India's core infrastructure sector growth slipped to a seven-month low of 0.5% in May, official data showed on Tuesday. The Index of Eight Core Industries (ICI) had expanded by 1.8% in April and 1.2% in May 2025.
Eight core industries performance
The eight core industries—coal, crude oil, natural gas, refinery products, fertilisers, steel, cement, and electricity—together account for about 40% of the Index of Industrial Production (IIP). In May, coal production grew 4.2%, crude oil output fell 2.1%, natural gas rose 3.5%, refinery products increased 1.8%, fertilisers rose 2.5%, steel grew 1.2%, cement declined 0.8%, and electricity generation rose 1.5%.

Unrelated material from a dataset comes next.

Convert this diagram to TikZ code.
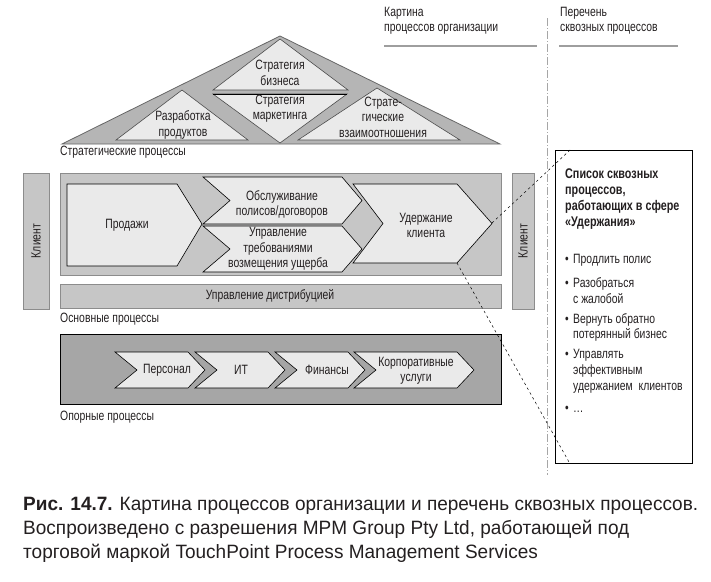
\documentclass[tikz,border=0pt]{standalone}
\usepackage{fontspec}
\setmainfont[FakeStretch=0.77]{Liberation Sans}
\newfontfamily\capfont[FakeStretch=0.985]{Liberation Sans}
\definecolor{txt}{HTML}{231F20}
\definecolor{triG}{HTML}{B5B5B5}
\definecolor{lightG}{HTML}{EAEAEA}
\definecolor{mainG}{HTML}{C6C6C6}
\definecolor{suppG}{HTML}{A6A6A6}
\definecolor{edgeG}{HTML}{8C8C8C}
\newcommand{\mychevron}[7]{%
  \draw[#7] (#1,#3) -- (#2-#6,#3) -- (#2,{(#3+#4)/2}) -- (#2-#6,#4) -- (#1,#4) -- (#1+#5,{(#3+#4)/2}) -- cycle;}
\begin{document}
\begin{tikzpicture}[x=1pt,y=-1pt,
  lbl/.style={font=\fontsize{13.5}{15.5}\selectfont, text=txt, align=center, inner sep=0pt},
  lblL/.style={lbl, align=left},
  secl/.style={lbl, anchor=west},
  chev/.style={draw=black, line width=0.6pt, fill=lightG},
  tri/.style={draw=black!70, line width=0.6pt, fill=lightG},
  clientbar/.style={draw=edgeG, line width=0.6pt, fill=mainG, font=\fontsize{13.5}{15}\selectfont, text=txt, inner sep=0pt},
  hline/.style={draw=black!38, line width=2.4pt},
  conn/.style={draw=black, line width=0.5pt, dash pattern=on 2.5pt off 3pt},
  captxt/.style={font=\capfont\fontsize{19.3}{23}\selectfont, text=txt, anchor=base west, inner sep=0pt}
]
\useasboundingbox (0,0) rectangle (711,581);

% headers
\node[lblL, anchor=west] (h1) at (384,21) {Картина\\процессов организации};
\node[lblL, anchor=west] (h2) at (560,21) {Перечень\\сквозных процессов};
\draw[hline] (384,46) -- (537,46);
\draw[hline] (559,46) -- (678,46);
\draw[draw=black!35, line width=0.6pt, dash pattern=on 8pt off 2pt on 1pt off 2pt] (547,18) -- (547,475);

% strategic
\draw[fill=triG, draw=black!60, line width=0.8pt] (62,144) -- (280,36) -- (500,144) -- cycle;
\draw[tri] (280,39) -- (348,90) -- (213,90) -- cycle;
\draw[tri] (213,94) -- (347,94) -- (280,143) -- cycle;
\draw[black, line width=1pt] (213,94) -- (347,94);
\draw[tri] (182,90) -- (248,140) -- (116,140) -- cycle;
\draw[tri] (377,88) -- (460,140) -- (298,140) -- cycle;
\node[lbl] (s1) at (280,73) {Стратегия\\бизнеса};
\node[lbl] (s2) at (280,108.5) {Стратегия\\маркетинга};
\node[lbl] (s3) at (183,125) {Разработка\\продуктов};
\node[lbl] (s4) at (383,117) {Страте-\\гические\\взаимоотношения};
\node[secl] (sl) at (60,152) {Стратегические процессы};

% core
\node[clientbar, rotate=90, minimum width=136pt, minimum height=26pt] (cl1) at (36,241) {Клиент};
\node[clientbar, rotate=90, minimum width=136pt, minimum height=22pt] (cl2) at (523,241) {Клиент};
\draw[draw=edgeG, line width=0.6pt, fill=mainG] (60,173) rectangle (501,275);
\draw[draw=edgeG, line width=0.6pt, fill=mainG] (60,284) rectangle (501,308);
\node[lbl] (dist) at (270,296) {Управление дистрибуцией};
\draw[chev] (67,184) -- (177,184) -- (202,224) -- (177,266) -- (67,266) -- cycle;
\mychevron{203}{362}{177}{224}{27}{20}{chev}
\mychevron{203}{362}{226}{272}{27}{20}{chev}
\mychevron{353}{492}{184}{263}{30}{35}{chev}
\node[lbl] (c1) at (127,225) {Продажи};
\node[lbl] (c2) at (282,204.5) {Обслуживание\\полисов/договоров};
\node[lbl] (c3) at (278,249) {Управление\\требованиями\\возмещения ущерба};
\node[lbl] (c4) at (426,225.5) {Удержание\\клиента};
\node[secl] (ml) at (60,319) {Основные процессы};

% support
\draw[draw=black, line width=0.7pt, fill=suppG] (60,334) rectangle (501,404);
\mychevron{115}{205}{352}{388}{22}{17}{chev}
\mychevron{195}{285}{352}{388}{22}{17}{chev}
\mychevron{275}{365}{352}{388}{22}{17}{chev}
\mychevron{354}{474}{352}{388}{22}{17}{chev}
\node[lbl] (p1) at (167,370) {Персонал};
\node[lbl] (p2) at (241,370) {ИТ};
\node[lbl] (p3) at (327,370) {Финансы};
\node[lbl] (p4) at (416,370.5) {Корпоративные\\услуги};
\node[secl] (sp) at (60,417) {Опорные процессы};

% list box
\node[draw=black, line width=0.8pt, fill=white, minimum width=137pt, minimum height=313pt, anchor=north west, inner sep=0pt] (lst) at (555,150) {};
\node[lblL, anchor=west, font=\bfseries\fontsize{14}{16}\selectfont] (lt) at (565,199.5) {Список сквозных\\процессов,\\работающих в сфере\\«Удержания»};
\node[lblL, anchor=west] (b1) at (565,260) {\makebox[8pt][l]{•}Продлить полис};
\node[lblL, anchor=west] (b2) at (565,290.5) {\makebox[8pt][l]{•}Разобраться\\\hspace*{8pt}с жалобой};
\node[lblL, anchor=west] (b3) at (565,327.5) {\makebox[8pt][l]{•}Вернуть обратно\\\hspace*{8pt}потерянный бизнес};
\node[lblL, anchor=west, font=\fontsize{13.5}{16}\selectfont] (b4) at (565,371) {\makebox[8pt][l]{•}Управлять\\\hspace*{8pt}эффективным\\\hspace*{8pt}удержанием\ \ клиентов};
\node[lblL, anchor=west] (b5) at (565,409) {\makebox[8pt][l]{•}…};

% connectors
\coordinate (retP) at (492,223);
\coordinate (retB) at (457,263);
\coordinate (lstA) at ([xshift=15pt]lst.north west);
\coordinate (lstB) at ([xshift=15pt]lst.south west);
\draw[conn] (retP) -- (lstA);
\draw[conn] (retB) -- (lstB);

% caption
\node[captxt] (cap1) at (23,510) {\textbf{Рис. 14.7.}\hspace{7pt}Картина процессов организации и перечень сквозных процессов.};
\node[captxt] (cap2) at (23,534) {Воспроизведено с разрешения MPM Group Pty Ltd, работающей под};
\node[captxt] (cap3) at (23,558) {торговой маркой TouchPoint Process Management Services};
\end{tikzpicture}
\end{document}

Impact on industrial output
The sluggish core sector performance is likely to weigh on the broader industrial production numbers for May. Economists had expected a modest recovery after April's slowdown, but the data indicates persistent weakness in demand and investment. According to a government official, the low growth reflects global economic uncertainties and subdued domestic demand. The official added that the government is monitoring the situation and may take steps to boost infrastructure spending.
Comparison with previous months
The ICI growth has been on a declining trend since February 2026, when it stood at 4.1%. It fell to 3.5% in March and then to 1.8% in April. The 0.5% in May is the lowest since October 2025, when the index contracted by 0.3%.
Outlook
Analysts expect the core sector to remain under pressure in the near term due to high base effects and sluggish demand. However, the upcoming monsoon season and government's capital expenditure push may provide some support in the coming months.